A l'extérieur, son jeune âge (32 ans) est un véritable défi, vis-à-vis de la gérontocratie saoudienne. Même si elle fait bonne figure en public, la famille Saoud ne va pas accepter facilement ce jeune « blanc-bec ». Il n'est d'ailleurs pas exclu que des manœuvres souterraines destinées à déposer le jeune monarque ne soient actuellement en route. Les Saoudiens verraient sans doute d'un bon œil son remplacement par HBJ.

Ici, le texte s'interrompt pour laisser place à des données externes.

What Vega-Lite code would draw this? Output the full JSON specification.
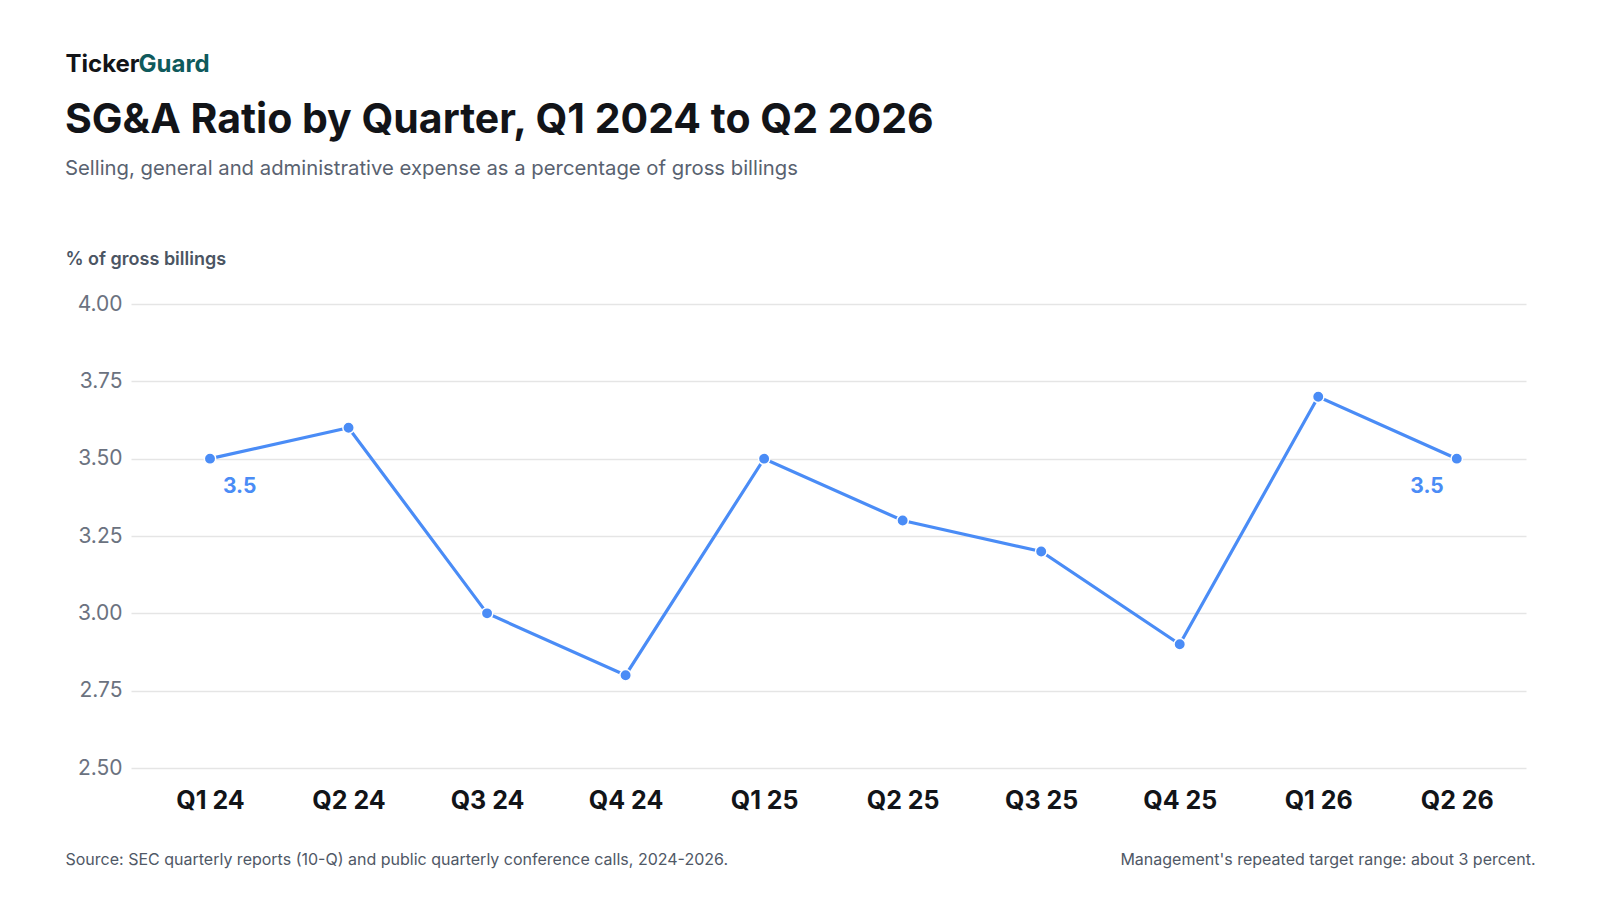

Bien que personnellement propriétaire du club de foot PSG, il est beaucoup moins francophile que son père, il est vraisemblable qu'il va accentuer ses échanges avec l'Allemagne et surtout la Grande Bretagne qui sont, depuis longtemps, les premiers pays où le Qatar a investi.
Le grand changement devrait se voir du côté de la Syrie. A l'évidence, l'engagement aux côtés de la « révolution » n'a pas été productif. Le retrait opérationnel du Qatar risque d'entraîner un affaiblissement des rebelles, mais il qui sera sans doute comblé par Riyad.
- [1] Ce phénomène avait eu lieu en Arabie saoudite après la victoire remportée contre les Soviétiques par les moudjahiddines combattants en Afghanistan. Ben Laden s'était alors retourné contre la famille régnante des Saoud.
- [2] L'assassinat, en 2004, à Doha, de l'ancien président indépendantiste tchétchène Zelimkhan Ianderbiev par les services secrets russes, puis l'agression dont avait été victime l'ambassadeur de Russie au Qatar en 2011 de la part de douaniers locaux, avaient fortement rafraîchi les relations entre les deux pays
- [3] Il semble apprécier tout particulièrement le Maroc.